The Annapolis Police Department says it is conducting an internal investigation after a city dispatcher accessed a law enforcement database to find personal information about a 911 Center employee in Baltimore County.
In December, the Baltimore County employee, Kelli Murray, made controversial comments about police brutality on Facebook. The Baltimore County Fraternal Order of Police Lodge No. 4 condemned Murray’s comments, and she was criticized and insulted on social media sites.
At the time, county officials would not say which agency had accessed Murray’s information. Documents recently obtained by The Baltimore Sun under the Public Information Act show that the person who accessed her information was a dispatcher at the Annapolis Police Department.
The Maryland State Police keeps records of who logs onto law enforcement databases. According to the documents, an investigator with the Baltimore County 911 Center emailed a state police official on Jan. 5, saying county 911 Center chief Marie A. Whisonant had asked for an investigation.
The State Police wrote back saying that Marcia Rullman of the Annapolis Police Department ran Murray’s name on Dec. 22. Baltimore County officials then notified Annapolis Police around Jan. 6, a county spokeswoman said.
Reached by phone, Rullman declined to comment.
Cpl. Amy Miguez, a spokeswoman for the Annapolis Police Department, confirmed that Rullman is a dispatcher and said department officials were looking into the situation.
It is against departmental policy to access a law enforcement database without having a valid criminal justice purpose, Miguez said. Violators can face internal discipline or criminal prosecution, according to the policy.
Murray said that after she resigned from the county, her unemployment claim was denied and she now relies on public assistance while attending school. She said the attention her comments attracted took a toll on her personally because she faced online harassment.
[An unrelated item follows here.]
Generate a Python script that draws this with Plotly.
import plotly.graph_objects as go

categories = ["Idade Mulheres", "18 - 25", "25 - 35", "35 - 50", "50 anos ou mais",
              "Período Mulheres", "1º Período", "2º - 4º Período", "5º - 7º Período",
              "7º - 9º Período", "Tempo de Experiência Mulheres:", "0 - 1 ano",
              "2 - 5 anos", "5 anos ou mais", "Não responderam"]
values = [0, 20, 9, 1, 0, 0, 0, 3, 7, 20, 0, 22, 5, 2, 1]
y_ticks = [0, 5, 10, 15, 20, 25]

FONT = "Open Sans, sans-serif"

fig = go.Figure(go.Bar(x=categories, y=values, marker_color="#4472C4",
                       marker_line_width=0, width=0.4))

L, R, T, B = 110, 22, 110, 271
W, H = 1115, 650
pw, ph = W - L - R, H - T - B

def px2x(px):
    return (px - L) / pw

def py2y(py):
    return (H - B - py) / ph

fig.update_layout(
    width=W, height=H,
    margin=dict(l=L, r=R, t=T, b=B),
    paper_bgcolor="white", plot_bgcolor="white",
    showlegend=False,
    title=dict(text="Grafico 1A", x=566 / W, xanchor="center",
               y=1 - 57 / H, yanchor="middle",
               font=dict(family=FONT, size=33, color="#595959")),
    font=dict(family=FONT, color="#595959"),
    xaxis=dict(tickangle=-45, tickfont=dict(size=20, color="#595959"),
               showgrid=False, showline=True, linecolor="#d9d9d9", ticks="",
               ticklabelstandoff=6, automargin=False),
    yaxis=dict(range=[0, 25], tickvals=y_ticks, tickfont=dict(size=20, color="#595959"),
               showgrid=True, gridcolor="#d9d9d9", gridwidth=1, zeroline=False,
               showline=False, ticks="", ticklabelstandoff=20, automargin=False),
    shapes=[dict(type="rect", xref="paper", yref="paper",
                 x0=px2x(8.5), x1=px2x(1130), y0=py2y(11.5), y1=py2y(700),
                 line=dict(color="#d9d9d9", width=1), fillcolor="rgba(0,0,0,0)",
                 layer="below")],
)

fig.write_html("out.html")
Now that the controversy has subsided, Murray said, “I feel a lot better. But I am still disheartened about the situation.”
Law enforcement agencies in Maryland have access to a Motor Vehicle Administration database, as well as the Maryland Electronic Telecommunications Enforcement Resource System, which provides a gateway to the National Crime Information Center run by the FBI, said State Police spokesman Greg Shipley.
When alleged violations related to access of the databases occur, it is up to individual police agencies to investigate, Shipley said.